Instruction: Give the data below again exactly as written, without its pictures.

Given data:
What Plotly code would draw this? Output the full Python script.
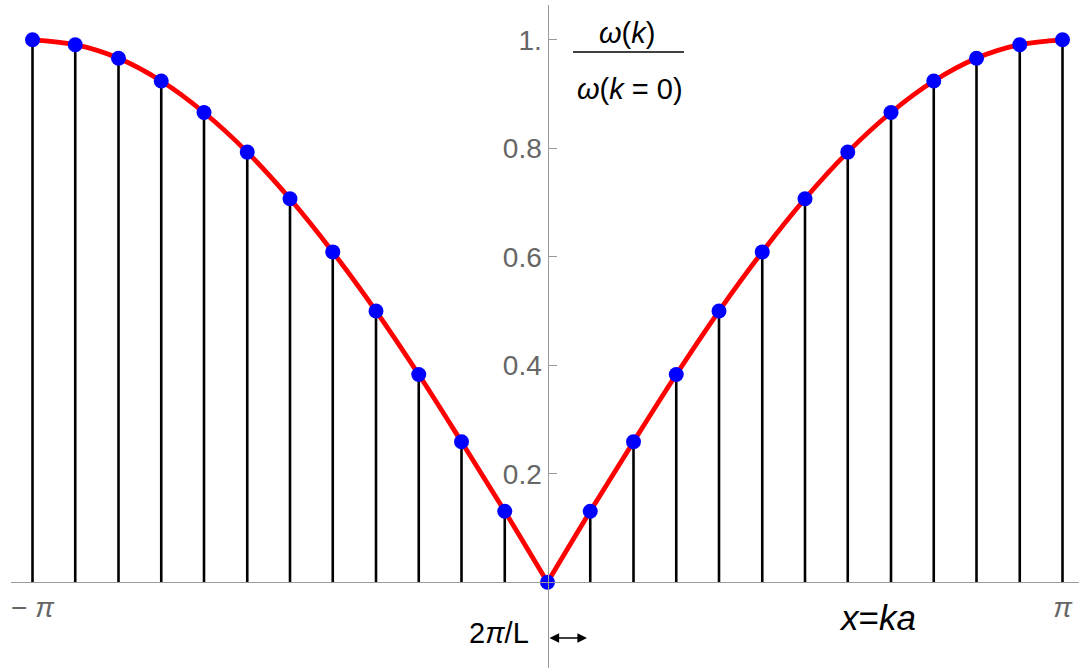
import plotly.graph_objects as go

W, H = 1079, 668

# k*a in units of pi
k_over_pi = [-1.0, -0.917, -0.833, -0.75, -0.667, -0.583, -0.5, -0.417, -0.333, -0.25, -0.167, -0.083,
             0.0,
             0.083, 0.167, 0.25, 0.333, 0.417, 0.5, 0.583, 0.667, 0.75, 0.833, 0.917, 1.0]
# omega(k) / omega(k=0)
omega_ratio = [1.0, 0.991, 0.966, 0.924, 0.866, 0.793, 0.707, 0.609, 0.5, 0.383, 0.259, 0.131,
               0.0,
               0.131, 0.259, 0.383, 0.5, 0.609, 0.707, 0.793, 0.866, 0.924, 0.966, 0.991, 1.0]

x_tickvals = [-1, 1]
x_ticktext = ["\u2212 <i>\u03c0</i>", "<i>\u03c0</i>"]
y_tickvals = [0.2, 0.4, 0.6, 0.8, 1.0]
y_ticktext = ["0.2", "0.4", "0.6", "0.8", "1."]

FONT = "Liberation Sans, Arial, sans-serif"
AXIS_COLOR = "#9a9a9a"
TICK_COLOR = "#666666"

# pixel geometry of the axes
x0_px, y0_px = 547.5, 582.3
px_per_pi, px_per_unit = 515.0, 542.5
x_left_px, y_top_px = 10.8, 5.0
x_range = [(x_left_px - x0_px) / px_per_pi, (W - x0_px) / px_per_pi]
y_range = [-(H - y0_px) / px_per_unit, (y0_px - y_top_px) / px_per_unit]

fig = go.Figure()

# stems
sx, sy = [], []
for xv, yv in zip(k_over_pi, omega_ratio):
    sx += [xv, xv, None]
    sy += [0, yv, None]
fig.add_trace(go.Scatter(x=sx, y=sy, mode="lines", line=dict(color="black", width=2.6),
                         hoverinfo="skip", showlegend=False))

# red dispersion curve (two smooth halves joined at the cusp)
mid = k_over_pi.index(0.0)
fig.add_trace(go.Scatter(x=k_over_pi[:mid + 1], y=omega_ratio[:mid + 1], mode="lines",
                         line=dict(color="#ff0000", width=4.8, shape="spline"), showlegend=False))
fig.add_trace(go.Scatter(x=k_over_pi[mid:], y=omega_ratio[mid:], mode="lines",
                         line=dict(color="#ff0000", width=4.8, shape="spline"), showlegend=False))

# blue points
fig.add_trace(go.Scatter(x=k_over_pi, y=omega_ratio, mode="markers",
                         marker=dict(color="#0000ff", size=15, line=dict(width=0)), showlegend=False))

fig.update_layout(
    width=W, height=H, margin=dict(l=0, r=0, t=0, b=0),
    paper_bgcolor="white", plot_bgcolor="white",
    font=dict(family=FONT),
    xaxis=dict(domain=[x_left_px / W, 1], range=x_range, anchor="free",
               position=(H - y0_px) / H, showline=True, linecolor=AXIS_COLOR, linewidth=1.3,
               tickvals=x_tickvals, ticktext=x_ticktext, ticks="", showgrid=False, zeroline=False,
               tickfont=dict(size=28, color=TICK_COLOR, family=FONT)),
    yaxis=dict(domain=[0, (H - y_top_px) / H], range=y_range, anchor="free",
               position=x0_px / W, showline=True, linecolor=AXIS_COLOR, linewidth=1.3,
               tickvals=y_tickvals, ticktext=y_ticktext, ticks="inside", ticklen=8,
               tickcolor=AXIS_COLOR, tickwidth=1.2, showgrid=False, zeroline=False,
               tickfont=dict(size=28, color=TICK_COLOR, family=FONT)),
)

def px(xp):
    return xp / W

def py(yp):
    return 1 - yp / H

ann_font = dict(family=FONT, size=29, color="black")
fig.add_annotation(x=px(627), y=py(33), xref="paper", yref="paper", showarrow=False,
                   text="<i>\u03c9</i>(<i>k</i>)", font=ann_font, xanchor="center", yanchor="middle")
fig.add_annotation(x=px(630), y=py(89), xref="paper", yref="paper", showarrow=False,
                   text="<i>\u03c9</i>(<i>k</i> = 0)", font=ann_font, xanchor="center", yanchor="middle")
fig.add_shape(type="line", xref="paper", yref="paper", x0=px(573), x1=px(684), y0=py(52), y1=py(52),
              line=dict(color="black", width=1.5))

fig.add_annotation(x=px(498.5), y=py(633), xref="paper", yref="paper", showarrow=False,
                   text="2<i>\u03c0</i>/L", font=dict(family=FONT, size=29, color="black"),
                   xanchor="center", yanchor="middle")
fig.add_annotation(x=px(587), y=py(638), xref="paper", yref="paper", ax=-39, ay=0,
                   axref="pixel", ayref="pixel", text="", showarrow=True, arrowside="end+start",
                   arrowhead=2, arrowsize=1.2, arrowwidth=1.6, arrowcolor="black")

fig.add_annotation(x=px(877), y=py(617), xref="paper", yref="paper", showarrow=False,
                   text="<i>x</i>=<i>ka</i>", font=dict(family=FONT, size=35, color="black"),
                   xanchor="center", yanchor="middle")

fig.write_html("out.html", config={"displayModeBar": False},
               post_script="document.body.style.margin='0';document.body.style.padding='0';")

Exercise output:
What Plotly code would draw this? Output the full Python script.
import plotly.graph_objects as go

W, H = 1079, 668

# k*a in units of pi
k_over_pi = [-1.0, -0.917, -0.833, -0.75, -0.667, -0.583, -0.5, -0.417, -0.333, -0.25, -0.167, -0.083,
             0.0,
             0.083, 0.167, 0.25, 0.333, 0.417, 0.5, 0.583, 0.667, 0.75, 0.833, 0.917, 1.0]
# omega(k) / omega(k=0)
omega_ratio = [1.0, 0.991, 0.966, 0.924, 0.866, 0.793, 0.707, 0.609, 0.5, 0.383, 0.259, 0.131,
               0.0,
               0.131, 0.259, 0.383, 0.5, 0.609, 0.707, 0.793, 0.866, 0.924, 0.966, 0.991, 1.0]

x_tickvals = [-1, 1]
x_ticktext = ["\u2212 <i>\u03c0</i>", "<i>\u03c0</i>"]
y_tickvals = [0.2, 0.4, 0.6, 0.8, 1.0]
y_ticktext = ["0.2", "0.4", "0.6", "0.8", "1."]

FONT = "Liberation Sans, Arial, sans-serif"
AXIS_COLOR = "#9a9a9a"
TICK_COLOR = "#666666"

# pixel geometry of the axes
x0_px, y0_px = 547.5, 582.3
px_per_pi, px_per_unit = 515.0, 542.5
x_left_px, y_top_px = 10.8, 5.0
x_range = [(x_left_px - x0_px) / px_per_pi, (W - x0_px) / px_per_pi]
y_range = [-(H - y0_px) / px_per_unit, (y0_px - y_top_px) / px_per_unit]

fig = go.Figure()

# stems
sx, sy = [], []
for xv, yv in zip(k_over_pi, omega_ratio):
    sx += [xv, xv, None]
    sy += [0, yv, None]
fig.add_trace(go.Scatter(x=sx, y=sy, mode="lines", line=dict(color="black", width=2.6),
                         hoverinfo="skip", showlegend=False))

# red dispersion curve (two smooth halves joined at the cusp)
mid = k_over_pi.index(0.0)
fig.add_trace(go.Scatter(x=k_over_pi[:mid + 1], y=omega_ratio[:mid + 1], mode="lines",
                         line=dict(color="#ff0000", width=4.8, shape="spline"), showlegend=False))
fig.add_trace(go.Scatter(x=k_over_pi[mid:], y=omega_ratio[mid:], mode="lines",
                         line=dict(color="#ff0000", width=4.8, shape="spline"), showlegend=False))

# blue points
fig.add_trace(go.Scatter(x=k_over_pi, y=omega_ratio, mode="markers",
                         marker=dict(color="#0000ff", size=15, line=dict(width=0)), showlegend=False))

fig.update_layout(
    width=W, height=H, margin=dict(l=0, r=0, t=0, b=0),
    paper_bgcolor="white", plot_bgcolor="white",
    font=dict(family=FONT),
    xaxis=dict(domain=[x_left_px / W, 1], range=x_range, anchor="free",
               position=(H - y0_px) / H, showline=True, linecolor=AXIS_COLOR, linewidth=1.3,
               tickvals=x_tickvals, ticktext=x_ticktext, ticks="", showgrid=False, zeroline=False,
               tickfont=dict(size=28, color=TICK_COLOR, family=FONT)),
    yaxis=dict(domain=[0, (H - y_top_px) / H], range=y_range, anchor="free",
               position=x0_px / W, showline=True, linecolor=AXIS_COLOR, linewidth=1.3,
               tickvals=y_tickvals, ticktext=y_ticktext, ticks="inside", ticklen=8,
               tickcolor=AXIS_COLOR, tickwidth=1.2, showgrid=False, zeroline=False,
               tickfont=dict(size=28, color=TICK_COLOR, family=FONT)),
)

def px(xp):
    return xp / W

def py(yp):
    return 1 - yp / H

ann_font = dict(family=FONT, size=29, color="black")
fig.add_annotation(x=px(627), y=py(33), xref="paper", yref="paper", showarrow=False,
                   text="<i>\u03c9</i>(<i>k</i>)", font=ann_font, xanchor="center", yanchor="middle")
fig.add_annotation(x=px(630), y=py(89), xref="paper", yref="paper", showarrow=False,
                   text="<i>\u03c9</i>(<i>k</i> = 0)", font=ann_font, xanchor="center", yanchor="middle")
fig.add_shape(type="line", xref="paper", yref="paper", x0=px(573), x1=px(684), y0=py(52), y1=py(52),
              line=dict(color="black", width=1.5))

fig.add_annotation(x=px(498.5), y=py(633), xref="paper", yref="paper", showarrow=False,
                   text="2<i>\u03c0</i>/L", font=dict(family=FONT, size=29, color="black"),
                   xanchor="center", yanchor="middle")
fig.add_annotation(x=px(587), y=py(638), xref="paper", yref="paper", ax=-39, ay=0,
                   axref="pixel", ayref="pixel", text="", showarrow=True, arrowside="end+start",
                   arrowhead=2, arrowsize=1.2, arrowwidth=1.6, arrowcolor="black")

fig.add_annotation(x=px(877), y=py(617), xref="paper", yref="paper", showarrow=False,
                   text="<i>x</i>=<i>ka</i>", font=dict(family=FONT, size=35, color="black"),
                   xanchor="center", yanchor="middle")

fig.write_html("out.html", config={"displayModeBar": False},
               post_script="document.body.style.margin='0';document.body.style.padding='0';")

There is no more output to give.